### Given instruction:
Write the material out again, line by line, exactly as it is.

◆ ◆ ◆

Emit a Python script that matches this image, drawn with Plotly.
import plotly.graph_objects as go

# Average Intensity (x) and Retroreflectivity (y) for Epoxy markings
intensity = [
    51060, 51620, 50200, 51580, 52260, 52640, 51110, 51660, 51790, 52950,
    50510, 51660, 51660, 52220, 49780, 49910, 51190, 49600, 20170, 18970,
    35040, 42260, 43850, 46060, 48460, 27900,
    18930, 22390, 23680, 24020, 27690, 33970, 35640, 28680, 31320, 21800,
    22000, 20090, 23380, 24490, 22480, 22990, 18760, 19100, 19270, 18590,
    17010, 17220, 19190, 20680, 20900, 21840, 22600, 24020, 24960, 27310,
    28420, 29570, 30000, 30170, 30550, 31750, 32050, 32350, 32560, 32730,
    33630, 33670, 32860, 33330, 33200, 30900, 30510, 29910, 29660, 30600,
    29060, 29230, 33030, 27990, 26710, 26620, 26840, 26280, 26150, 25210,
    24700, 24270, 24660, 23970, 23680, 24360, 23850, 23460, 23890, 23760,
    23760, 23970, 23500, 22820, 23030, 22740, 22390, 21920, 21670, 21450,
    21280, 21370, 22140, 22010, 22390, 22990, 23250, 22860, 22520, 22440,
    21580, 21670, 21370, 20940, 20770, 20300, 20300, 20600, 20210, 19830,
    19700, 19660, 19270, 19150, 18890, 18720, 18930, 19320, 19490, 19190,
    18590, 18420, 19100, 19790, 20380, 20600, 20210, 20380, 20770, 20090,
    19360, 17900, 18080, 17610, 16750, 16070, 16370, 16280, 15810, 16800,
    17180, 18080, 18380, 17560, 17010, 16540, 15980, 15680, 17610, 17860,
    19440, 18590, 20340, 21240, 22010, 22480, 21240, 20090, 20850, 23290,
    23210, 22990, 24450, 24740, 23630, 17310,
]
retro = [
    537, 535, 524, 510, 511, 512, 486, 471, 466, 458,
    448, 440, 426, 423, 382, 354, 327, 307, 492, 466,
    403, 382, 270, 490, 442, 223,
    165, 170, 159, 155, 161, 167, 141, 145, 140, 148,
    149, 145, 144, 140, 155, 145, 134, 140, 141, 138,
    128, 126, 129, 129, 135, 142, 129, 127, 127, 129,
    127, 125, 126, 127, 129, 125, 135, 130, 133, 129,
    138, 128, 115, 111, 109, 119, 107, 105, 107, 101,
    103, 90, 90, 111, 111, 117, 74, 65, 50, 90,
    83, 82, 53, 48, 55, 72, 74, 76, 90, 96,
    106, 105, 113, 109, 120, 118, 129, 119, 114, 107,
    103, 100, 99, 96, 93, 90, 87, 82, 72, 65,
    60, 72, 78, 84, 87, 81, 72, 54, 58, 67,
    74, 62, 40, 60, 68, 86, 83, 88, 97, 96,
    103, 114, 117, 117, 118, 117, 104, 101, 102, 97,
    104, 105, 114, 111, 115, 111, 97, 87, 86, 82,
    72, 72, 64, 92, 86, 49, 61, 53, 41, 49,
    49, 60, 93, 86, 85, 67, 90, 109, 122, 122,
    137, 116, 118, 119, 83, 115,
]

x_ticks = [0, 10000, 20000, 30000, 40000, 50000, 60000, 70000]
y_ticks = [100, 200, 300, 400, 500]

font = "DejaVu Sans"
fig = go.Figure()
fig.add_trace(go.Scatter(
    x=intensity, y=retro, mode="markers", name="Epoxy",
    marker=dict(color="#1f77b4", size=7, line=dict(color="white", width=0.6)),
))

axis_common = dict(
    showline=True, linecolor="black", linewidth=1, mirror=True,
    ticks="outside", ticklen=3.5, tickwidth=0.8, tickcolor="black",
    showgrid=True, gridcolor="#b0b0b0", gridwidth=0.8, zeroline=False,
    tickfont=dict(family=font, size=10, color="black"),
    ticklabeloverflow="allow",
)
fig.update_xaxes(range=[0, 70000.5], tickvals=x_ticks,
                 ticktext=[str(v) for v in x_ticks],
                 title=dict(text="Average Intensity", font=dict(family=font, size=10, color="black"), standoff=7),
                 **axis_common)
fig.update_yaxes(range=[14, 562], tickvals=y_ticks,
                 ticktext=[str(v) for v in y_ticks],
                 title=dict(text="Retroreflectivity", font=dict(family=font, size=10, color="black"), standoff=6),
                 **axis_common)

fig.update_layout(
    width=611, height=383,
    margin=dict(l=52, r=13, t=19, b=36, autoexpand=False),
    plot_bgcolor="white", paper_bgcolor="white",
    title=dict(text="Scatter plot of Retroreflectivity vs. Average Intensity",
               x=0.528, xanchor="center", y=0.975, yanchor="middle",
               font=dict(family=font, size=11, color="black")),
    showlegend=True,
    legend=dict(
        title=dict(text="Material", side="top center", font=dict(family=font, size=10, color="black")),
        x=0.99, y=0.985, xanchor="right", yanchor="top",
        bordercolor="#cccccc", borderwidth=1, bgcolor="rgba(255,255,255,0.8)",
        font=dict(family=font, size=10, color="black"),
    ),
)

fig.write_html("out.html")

◆ ◆ ◆

### Full response:
Emit a Python script that matches this image, drawn with Plotly.
import plotly.graph_objects as go

# Average Intensity (x) and Retroreflectivity (y) for Epoxy markings
intensity = [
    51060, 51620, 50200, 51580, 52260, 52640, 51110, 51660, 51790, 52950,
    50510, 51660, 51660, 52220, 49780, 49910, 51190, 49600, 20170, 18970,
    35040, 42260, 43850, 46060, 48460, 27900,
    18930, 22390, 23680, 24020, 27690, 33970, 35640, 28680, 31320, 21800,
    22000, 20090, 23380, 24490, 22480, 22990, 18760, 19100, 19270, 18590,
    17010, 17220, 19190, 20680, 20900, 21840, 22600, 24020, 24960, 27310,
    28420, 29570, 30000, 30170, 30550, 31750, 32050, 32350, 32560, 32730,
    33630, 33670, 32860, 33330, 33200, 30900, 30510, 29910, 29660, 30600,
    29060, 29230, 33030, 27990, 26710, 26620, 26840, 26280, 26150, 25210,
    24700, 24270, 24660, 23970, 23680, 24360, 23850, 23460, 23890, 23760,
    23760, 23970, 23500, 22820, 23030, 22740, 22390, 21920, 21670, 21450,
    21280, 21370, 22140, 22010, 22390, 22990, 23250, 22860, 22520, 22440,
    21580, 21670, 21370, 20940, 20770, 20300, 20300, 20600, 20210, 19830,
    19700, 19660, 19270, 19150, 18890, 18720, 18930, 19320, 19490, 19190,
    18590, 18420, 19100, 19790, 20380, 20600, 20210, 20380, 20770, 20090,
    19360, 17900, 18080, 17610, 16750, 16070, 16370, 16280, 15810, 16800,
    17180, 18080, 18380, 17560, 17010, 16540, 15980, 15680, 17610, 17860,
    19440, 18590, 20340, 21240, 22010, 22480, 21240, 20090, 20850, 23290,
    23210, 22990, 24450, 24740, 23630, 17310,
]
retro = [
    537, 535, 524, 510, 511, 512, 486, 471, 466, 458,
    448, 440, 426, 423, 382, 354, 327, 307, 492, 466,
    403, 382, 270, 490, 442, 223,
    165, 170, 159, 155, 161, 167, 141, 145, 140, 148,
    149, 145, 144, 140, 155, 145, 134, 140, 141, 138,
    128, 126, 129, 129, 135, 142, 129, 127, 127, 129,
    127, 125, 126, 127, 129, 125, 135, 130, 133, 129,
    138, 128, 115, 111, 109, 119, 107, 105, 107, 101,
    103, 90, 90, 111, 111, 117, 74, 65, 50, 90,
    83, 82, 53, 48, 55, 72, 74, 76, 90, 96,
    106, 105, 113, 109, 120, 118, 129, 119, 114, 107,
    103, 100, 99, 96, 93, 90, 87, 82, 72, 65,
    60, 72, 78, 84, 87, 81, 72, 54, 58, 67,
    74, 62, 40, 60, 68, 86, 83, 88, 97, 96,
    103, 114, 117, 117, 118, 117, 104, 101, 102, 97,
    104, 105, 114, 111, 115, 111, 97, 87, 86, 82,
    72, 72, 64, 92, 86, 49, 61, 53, 41, 49,
    49, 60, 93, 86, 85, 67, 90, 109, 122, 122,
    137, 116, 118, 119, 83, 115,
]

x_ticks = [0, 10000, 20000, 30000, 40000, 50000, 60000, 70000]
y_ticks = [100, 200, 300, 400, 500]

font = "DejaVu Sans"
fig = go.Figure()
fig.add_trace(go.Scatter(
    x=intensity, y=retro, mode="markers", name="Epoxy",
    marker=dict(color="#1f77b4", size=7, line=dict(color="white", width=0.6)),
))

axis_common = dict(
    showline=True, linecolor="black", linewidth=1, mirror=True,
    ticks="outside", ticklen=3.5, tickwidth=0.8, tickcolor="black",
    showgrid=True, gridcolor="#b0b0b0", gridwidth=0.8, zeroline=False,
    tickfont=dict(family=font, size=10, color="black"),
    ticklabeloverflow="allow",
)
fig.update_xaxes(range=[0, 70000.5], tickvals=x_ticks,
                 ticktext=[str(v) for v in x_ticks],
                 title=dict(text="Average Intensity", font=dict(family=font, size=10, color="black"), standoff=7),
                 **axis_common)
fig.update_yaxes(range=[14, 562], tickvals=y_ticks,
                 ticktext=[str(v) for v in y_ticks],
                 title=dict(text="Retroreflectivity", font=dict(family=font, size=10, color="black"), standoff=6),
                 **axis_common)

fig.update_layout(
    width=611, height=383,
    margin=dict(l=52, r=13, t=19, b=36, autoexpand=False),
    plot_bgcolor="white", paper_bgcolor="white",
    title=dict(text="Scatter plot of Retroreflectivity vs. Average Intensity",
               x=0.528, xanchor="center", y=0.975, yanchor="middle",
               font=dict(family=font, size=11, color="black")),
    showlegend=True,
    legend=dict(
        title=dict(text="Material", side="top center", font=dict(family=font, size=10, color="black")),
        x=0.99, y=0.985, xanchor="right", yanchor="top",
        bordercolor="#cccccc", borderwidth=1, bgcolor="rgba(255,255,255,0.8)",
        font=dict(family=font, size=10, color="black"),
    ),
)

fig.write_html("out.html")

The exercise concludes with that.